--- What is expected ---
Retype only what runs from the beginning of the data through the line with "from matplotlib.ticker import"; please omit the pictures and keep every line exact.
··········
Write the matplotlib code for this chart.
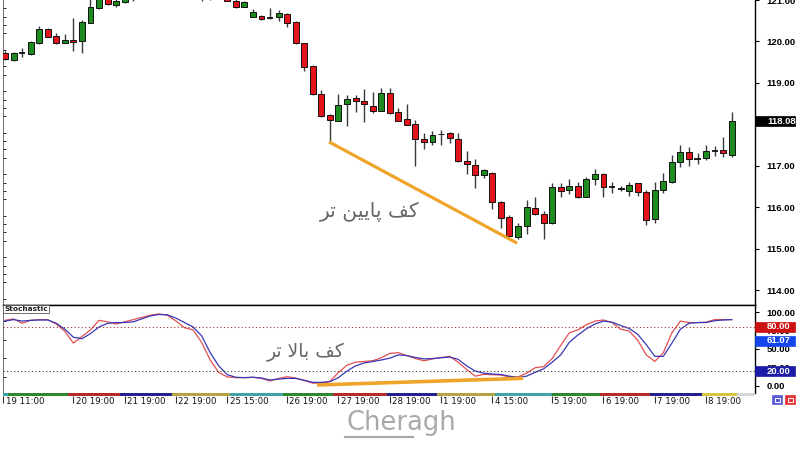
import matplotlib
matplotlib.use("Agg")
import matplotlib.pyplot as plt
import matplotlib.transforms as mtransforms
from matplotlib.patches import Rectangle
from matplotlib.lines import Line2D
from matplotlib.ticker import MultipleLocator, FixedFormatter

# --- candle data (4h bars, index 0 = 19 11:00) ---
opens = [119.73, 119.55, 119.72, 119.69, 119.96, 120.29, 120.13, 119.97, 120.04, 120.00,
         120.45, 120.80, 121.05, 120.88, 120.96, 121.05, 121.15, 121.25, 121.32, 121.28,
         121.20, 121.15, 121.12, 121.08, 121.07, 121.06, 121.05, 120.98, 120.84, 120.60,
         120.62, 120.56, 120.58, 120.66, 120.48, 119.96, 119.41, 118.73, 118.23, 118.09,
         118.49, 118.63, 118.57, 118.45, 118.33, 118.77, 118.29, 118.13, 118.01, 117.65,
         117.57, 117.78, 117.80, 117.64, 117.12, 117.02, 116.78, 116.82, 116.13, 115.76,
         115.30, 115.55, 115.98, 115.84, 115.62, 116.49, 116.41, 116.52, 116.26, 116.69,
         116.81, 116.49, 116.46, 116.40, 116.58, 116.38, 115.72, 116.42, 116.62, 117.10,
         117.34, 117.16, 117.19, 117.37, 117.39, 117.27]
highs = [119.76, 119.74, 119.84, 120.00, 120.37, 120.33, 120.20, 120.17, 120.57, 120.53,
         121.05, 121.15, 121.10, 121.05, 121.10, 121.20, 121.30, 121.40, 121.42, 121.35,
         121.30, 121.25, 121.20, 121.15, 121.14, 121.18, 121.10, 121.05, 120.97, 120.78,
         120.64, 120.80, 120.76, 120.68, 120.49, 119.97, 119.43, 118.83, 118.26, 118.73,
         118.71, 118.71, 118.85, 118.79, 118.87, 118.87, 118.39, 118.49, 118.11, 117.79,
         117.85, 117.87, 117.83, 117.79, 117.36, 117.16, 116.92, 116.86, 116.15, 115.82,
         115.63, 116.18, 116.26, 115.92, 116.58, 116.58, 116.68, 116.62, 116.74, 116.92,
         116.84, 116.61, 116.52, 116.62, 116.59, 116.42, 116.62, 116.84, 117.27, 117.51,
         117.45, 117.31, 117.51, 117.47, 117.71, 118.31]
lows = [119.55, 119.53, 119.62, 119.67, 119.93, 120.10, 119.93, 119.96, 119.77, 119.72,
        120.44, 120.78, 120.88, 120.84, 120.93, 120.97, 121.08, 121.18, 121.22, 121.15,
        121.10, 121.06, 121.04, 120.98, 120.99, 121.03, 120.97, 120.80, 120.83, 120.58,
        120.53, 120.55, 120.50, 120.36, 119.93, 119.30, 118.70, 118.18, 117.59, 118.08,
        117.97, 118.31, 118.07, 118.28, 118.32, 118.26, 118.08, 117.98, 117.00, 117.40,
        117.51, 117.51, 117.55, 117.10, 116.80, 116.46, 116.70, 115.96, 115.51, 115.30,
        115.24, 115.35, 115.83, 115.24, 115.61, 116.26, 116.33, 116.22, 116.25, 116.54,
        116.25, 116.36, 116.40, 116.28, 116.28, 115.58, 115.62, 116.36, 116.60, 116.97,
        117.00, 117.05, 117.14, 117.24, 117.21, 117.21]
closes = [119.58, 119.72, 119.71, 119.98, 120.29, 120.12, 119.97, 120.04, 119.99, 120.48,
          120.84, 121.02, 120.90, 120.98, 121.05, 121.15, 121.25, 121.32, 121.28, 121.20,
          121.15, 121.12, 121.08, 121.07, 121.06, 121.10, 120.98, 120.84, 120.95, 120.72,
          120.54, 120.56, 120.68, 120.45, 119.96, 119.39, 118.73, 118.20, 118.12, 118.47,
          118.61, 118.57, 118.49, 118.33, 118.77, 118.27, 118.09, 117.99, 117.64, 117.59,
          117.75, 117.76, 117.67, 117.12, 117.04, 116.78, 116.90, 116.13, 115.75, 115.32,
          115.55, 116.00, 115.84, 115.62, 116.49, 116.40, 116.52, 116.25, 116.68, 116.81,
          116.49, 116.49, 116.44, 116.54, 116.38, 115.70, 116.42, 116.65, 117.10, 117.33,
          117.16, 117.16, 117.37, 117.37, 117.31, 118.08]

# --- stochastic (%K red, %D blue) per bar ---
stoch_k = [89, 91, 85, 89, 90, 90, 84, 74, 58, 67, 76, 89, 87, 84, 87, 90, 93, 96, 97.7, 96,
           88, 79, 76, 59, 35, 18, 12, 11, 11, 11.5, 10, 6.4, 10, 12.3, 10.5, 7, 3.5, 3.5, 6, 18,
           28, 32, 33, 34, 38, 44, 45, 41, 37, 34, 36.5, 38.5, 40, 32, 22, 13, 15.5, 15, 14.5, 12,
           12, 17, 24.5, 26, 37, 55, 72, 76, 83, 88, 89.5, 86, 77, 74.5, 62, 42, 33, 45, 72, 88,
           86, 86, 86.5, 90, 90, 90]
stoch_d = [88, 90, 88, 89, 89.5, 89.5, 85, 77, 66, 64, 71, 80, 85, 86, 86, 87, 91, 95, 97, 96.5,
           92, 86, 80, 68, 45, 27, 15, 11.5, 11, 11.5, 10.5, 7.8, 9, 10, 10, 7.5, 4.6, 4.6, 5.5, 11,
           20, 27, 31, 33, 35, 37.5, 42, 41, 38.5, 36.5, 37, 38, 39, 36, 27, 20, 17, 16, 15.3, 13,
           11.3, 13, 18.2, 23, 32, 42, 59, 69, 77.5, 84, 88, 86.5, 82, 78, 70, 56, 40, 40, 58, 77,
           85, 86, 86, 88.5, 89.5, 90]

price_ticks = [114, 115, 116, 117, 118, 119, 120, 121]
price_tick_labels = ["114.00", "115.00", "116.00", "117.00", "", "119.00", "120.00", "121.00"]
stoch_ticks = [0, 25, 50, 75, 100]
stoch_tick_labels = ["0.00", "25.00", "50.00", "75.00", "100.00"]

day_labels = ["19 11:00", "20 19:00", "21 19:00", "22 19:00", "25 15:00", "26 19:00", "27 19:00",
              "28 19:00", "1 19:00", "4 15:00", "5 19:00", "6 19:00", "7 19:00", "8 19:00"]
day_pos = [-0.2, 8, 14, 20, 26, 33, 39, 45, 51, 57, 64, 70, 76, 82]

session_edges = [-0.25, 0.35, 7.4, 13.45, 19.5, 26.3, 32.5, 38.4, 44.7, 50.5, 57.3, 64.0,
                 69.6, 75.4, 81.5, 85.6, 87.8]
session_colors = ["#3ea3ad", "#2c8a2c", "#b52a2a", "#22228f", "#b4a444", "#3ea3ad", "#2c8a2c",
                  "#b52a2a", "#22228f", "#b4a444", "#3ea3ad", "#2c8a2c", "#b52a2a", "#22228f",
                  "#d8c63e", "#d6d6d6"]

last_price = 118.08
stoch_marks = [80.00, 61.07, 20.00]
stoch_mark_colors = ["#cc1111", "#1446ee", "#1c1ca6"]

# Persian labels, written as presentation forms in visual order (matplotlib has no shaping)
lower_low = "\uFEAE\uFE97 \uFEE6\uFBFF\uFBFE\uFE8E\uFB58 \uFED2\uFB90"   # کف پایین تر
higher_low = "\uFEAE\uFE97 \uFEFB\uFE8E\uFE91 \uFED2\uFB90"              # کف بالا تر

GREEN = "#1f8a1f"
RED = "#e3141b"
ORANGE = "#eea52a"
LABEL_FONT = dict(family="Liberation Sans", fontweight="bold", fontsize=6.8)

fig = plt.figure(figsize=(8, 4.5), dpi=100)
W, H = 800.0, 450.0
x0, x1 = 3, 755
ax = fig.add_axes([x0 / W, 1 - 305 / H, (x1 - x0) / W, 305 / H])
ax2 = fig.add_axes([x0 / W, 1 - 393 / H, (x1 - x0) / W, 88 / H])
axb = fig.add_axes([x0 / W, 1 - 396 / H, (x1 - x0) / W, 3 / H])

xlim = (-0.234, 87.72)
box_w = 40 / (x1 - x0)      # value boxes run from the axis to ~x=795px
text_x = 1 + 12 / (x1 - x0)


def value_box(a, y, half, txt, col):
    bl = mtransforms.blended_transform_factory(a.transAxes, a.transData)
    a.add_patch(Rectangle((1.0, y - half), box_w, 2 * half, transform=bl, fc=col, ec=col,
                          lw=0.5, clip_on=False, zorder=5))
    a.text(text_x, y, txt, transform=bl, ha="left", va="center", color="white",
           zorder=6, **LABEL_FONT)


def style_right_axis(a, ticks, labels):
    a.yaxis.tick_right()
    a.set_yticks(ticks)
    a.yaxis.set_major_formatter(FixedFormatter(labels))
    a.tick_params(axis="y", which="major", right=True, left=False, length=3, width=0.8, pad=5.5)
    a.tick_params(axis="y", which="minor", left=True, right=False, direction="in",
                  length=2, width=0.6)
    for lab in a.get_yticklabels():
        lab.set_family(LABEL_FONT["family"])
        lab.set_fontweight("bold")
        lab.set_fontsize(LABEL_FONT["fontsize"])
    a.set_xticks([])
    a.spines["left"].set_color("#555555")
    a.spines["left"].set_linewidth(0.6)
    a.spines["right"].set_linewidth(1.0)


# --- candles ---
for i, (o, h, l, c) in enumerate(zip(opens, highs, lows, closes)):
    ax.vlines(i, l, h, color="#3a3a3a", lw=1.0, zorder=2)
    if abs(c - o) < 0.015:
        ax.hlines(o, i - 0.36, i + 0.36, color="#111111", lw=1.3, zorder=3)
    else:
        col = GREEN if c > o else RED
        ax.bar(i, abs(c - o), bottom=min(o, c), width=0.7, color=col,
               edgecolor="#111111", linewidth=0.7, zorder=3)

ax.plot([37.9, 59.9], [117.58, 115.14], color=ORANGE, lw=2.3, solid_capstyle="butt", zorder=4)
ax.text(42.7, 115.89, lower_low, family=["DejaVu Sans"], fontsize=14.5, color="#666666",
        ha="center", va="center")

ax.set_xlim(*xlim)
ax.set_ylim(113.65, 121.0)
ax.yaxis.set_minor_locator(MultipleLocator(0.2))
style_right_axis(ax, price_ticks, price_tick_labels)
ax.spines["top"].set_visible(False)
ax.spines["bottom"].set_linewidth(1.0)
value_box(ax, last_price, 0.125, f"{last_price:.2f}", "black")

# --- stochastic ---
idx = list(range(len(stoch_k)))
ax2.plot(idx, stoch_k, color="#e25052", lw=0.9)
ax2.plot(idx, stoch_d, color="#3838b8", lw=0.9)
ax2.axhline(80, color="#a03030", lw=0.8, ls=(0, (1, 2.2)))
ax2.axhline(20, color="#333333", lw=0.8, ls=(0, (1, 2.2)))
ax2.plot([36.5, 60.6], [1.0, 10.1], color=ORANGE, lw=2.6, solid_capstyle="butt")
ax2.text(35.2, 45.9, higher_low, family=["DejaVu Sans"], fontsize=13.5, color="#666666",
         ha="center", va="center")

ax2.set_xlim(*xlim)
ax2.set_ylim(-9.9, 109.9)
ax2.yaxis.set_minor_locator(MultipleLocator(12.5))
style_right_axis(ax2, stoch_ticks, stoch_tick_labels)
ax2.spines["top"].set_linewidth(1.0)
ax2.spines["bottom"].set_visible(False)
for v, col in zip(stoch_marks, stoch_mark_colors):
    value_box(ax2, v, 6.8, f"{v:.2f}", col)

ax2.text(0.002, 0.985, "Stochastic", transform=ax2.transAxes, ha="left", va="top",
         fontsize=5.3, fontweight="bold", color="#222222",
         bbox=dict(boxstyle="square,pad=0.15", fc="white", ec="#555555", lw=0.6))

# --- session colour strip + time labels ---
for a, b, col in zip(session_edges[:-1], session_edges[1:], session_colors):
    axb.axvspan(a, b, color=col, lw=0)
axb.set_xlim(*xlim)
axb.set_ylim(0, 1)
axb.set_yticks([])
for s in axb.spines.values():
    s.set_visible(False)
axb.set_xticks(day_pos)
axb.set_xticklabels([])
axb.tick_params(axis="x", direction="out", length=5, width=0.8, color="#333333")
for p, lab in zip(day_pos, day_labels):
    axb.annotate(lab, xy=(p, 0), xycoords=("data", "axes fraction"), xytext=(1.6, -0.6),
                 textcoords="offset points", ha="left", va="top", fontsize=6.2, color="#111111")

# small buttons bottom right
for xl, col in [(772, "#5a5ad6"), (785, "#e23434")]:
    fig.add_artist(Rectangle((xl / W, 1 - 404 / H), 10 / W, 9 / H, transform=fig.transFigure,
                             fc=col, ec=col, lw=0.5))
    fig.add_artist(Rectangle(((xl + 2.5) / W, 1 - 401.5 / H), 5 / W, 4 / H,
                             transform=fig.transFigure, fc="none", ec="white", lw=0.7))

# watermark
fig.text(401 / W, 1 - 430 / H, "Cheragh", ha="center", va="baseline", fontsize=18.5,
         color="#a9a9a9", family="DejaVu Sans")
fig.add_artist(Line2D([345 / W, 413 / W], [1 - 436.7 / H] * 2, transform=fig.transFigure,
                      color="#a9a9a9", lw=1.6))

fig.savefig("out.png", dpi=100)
··········
--- Answer to this task ---
Write the matplotlib code for this chart.
import matplotlib
matplotlib.use("Agg")
import matplotlib.pyplot as plt
import matplotlib.transforms as mtransforms
from matplotlib.patches import Rectangle
from matplotlib.lines import Line2D
from matplotlib.ticker import MultipleLocator, FixedFormatter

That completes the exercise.